— CHALLENGE —
Your task is to repeat all of the data exactly while excluding the pictures.

— SUPPLIED DATA —
_____
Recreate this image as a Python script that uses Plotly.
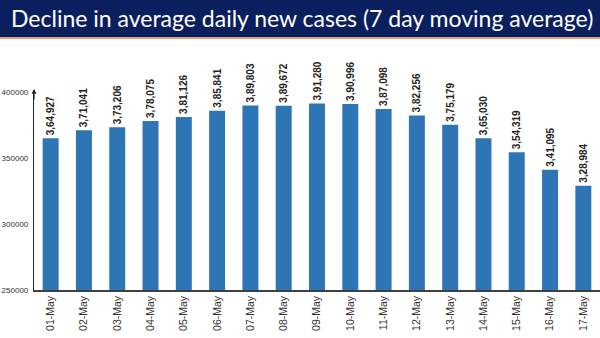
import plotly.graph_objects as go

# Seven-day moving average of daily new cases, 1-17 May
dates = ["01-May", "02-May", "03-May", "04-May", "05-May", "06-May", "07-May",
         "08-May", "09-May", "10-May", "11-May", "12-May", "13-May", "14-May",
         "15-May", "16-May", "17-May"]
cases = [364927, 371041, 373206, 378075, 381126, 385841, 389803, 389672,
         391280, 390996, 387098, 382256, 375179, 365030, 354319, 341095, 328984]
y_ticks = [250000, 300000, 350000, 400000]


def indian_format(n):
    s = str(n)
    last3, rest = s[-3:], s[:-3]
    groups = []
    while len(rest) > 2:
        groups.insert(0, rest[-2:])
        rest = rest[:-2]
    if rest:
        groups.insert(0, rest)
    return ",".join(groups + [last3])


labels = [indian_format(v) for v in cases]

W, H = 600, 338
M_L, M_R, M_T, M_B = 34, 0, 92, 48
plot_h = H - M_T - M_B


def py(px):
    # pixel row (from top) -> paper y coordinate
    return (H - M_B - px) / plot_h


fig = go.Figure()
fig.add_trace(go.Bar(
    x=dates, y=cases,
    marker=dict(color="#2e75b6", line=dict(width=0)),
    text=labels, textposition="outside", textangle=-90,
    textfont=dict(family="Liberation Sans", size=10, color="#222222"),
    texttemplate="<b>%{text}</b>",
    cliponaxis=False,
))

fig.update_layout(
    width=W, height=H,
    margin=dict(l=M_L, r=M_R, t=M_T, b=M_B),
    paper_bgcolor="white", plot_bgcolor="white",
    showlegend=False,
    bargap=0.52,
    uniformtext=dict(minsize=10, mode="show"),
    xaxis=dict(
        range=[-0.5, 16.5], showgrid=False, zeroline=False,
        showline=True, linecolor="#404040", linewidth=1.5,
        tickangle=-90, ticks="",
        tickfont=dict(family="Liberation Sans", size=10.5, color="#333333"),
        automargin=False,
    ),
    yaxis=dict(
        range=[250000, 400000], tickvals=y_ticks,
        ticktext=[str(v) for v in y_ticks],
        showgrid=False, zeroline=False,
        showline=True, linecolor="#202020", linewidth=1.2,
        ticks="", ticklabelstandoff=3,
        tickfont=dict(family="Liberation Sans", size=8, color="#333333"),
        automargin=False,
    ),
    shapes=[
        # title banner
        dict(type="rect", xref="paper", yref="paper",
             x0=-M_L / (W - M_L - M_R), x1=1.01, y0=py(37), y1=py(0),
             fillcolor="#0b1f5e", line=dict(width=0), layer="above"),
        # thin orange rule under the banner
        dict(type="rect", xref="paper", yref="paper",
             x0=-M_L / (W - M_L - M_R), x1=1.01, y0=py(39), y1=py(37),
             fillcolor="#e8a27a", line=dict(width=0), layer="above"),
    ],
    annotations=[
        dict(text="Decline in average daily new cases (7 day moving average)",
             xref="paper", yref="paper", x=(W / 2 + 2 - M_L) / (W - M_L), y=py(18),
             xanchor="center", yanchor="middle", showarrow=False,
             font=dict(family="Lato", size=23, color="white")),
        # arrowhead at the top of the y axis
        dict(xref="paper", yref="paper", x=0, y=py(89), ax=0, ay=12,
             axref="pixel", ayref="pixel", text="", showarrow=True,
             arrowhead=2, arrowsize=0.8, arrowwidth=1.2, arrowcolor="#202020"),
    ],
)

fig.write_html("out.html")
_____
— ANSWER TO THIS EXERCISE —
Recreate this image as a Python script that uses Plotly.
import plotly.graph_objects as go

# Seven-day moving average of daily new cases, 1-17 May
dates = ["01-May", "02-May", "03-May", "04-May", "05-May", "06-May", "07-May",
         "08-May", "09-May", "10-May", "11-May", "12-May", "13-May", "14-May",
         "15-May", "16-May", "17-May"]
cases = [364927, 371041, 373206, 378075, 381126, 385841, 389803, 389672,
         391280, 390996, 387098, 382256, 375179, 365030, 354319, 341095, 328984]
y_ticks = [250000, 300000, 350000, 400000]


def indian_format(n):
    s = str(n)
    last3, rest = s[-3:], s[:-3]
    groups = []
    while len(rest) > 2:
        groups.insert(0, rest[-2:])
        rest = rest[:-2]
    if rest:
        groups.insert(0, rest)
    return ",".join(groups + [last3])


labels = [indian_format(v) for v in cases]

W, H = 600, 338
M_L, M_R, M_T, M_B = 34, 0, 92, 48
plot_h = H - M_T - M_B


def py(px):
    # pixel row (from top) -> paper y coordinate
    return (H - M_B - px) / plot_h


fig = go.Figure()
fig.add_trace(go.Bar(
    x=dates, y=cases,
    marker=dict(color="#2e75b6", line=dict(width=0)),
    text=labels, textposition="outside", textangle=-90,
    textfont=dict(family="Liberation Sans", size=10, color="#222222"),
    texttemplate="<b>%{text}</b>",
    cliponaxis=False,
))

fig.update_layout(
    width=W, height=H,
    margin=dict(l=M_L, r=M_R, t=M_T, b=M_B),
    paper_bgcolor="white", plot_bgcolor="white",
    showlegend=False,
    bargap=0.52,
    uniformtext=dict(minsize=10, mode="show"),
    xaxis=dict(
        range=[-0.5, 16.5], showgrid=False, zeroline=False,
        showline=True, linecolor="#404040", linewidth=1.5,
        tickangle=-90, ticks="",
        tickfont=dict(family="Liberation Sans", size=10.5, color="#333333"),
        automargin=False,
    ),
    yaxis=dict(
        range=[250000, 400000], tickvals=y_ticks,
        ticktext=[str(v) for v in y_ticks],
        showgrid=False, zeroline=False,
        showline=True, linecolor="#202020", linewidth=1.2,
        ticks="", ticklabelstandoff=3,
        tickfont=dict(family="Liberation Sans", size=8, color="#333333"),
        automargin=False,
    ),
    shapes=[
        # title banner
        dict(type="rect", xref="paper", yref="paper",
             x0=-M_L / (W - M_L - M_R), x1=1.01, y0=py(37), y1=py(0),
             fillcolor="#0b1f5e", line=dict(width=0), layer="above"),
        # thin orange rule under the banner
        dict(type="rect", xref="paper", yref="paper",
             x0=-M_L / (W - M_L - M_R), x1=1.01, y0=py(39), y1=py(37),
             fillcolor="#e8a27a", line=dict(width=0), layer="above"),
    ],
    annotations=[
        dict(text="Decline in average daily new cases (7 day moving average)",
             xref="paper", yref="paper", x=(W / 2 + 2 - M_L) / (W - M_L), y=py(18),
             xanchor="center", yanchor="middle", showarrow=False,
             font=dict(family="Lato", size=23, color="white")),
        # arrowhead at the top of the y axis
        dict(xref="paper", yref="paper", x=0, y=py(89), ax=0, ay=12,
             axref="pixel", ayref="pixel", text="", showarrow=True,
             arrowhead=2, arrowsize=0.8, arrowwidth=1.2, arrowcolor="#202020"),
    ],
)

fig.write_html("out.html")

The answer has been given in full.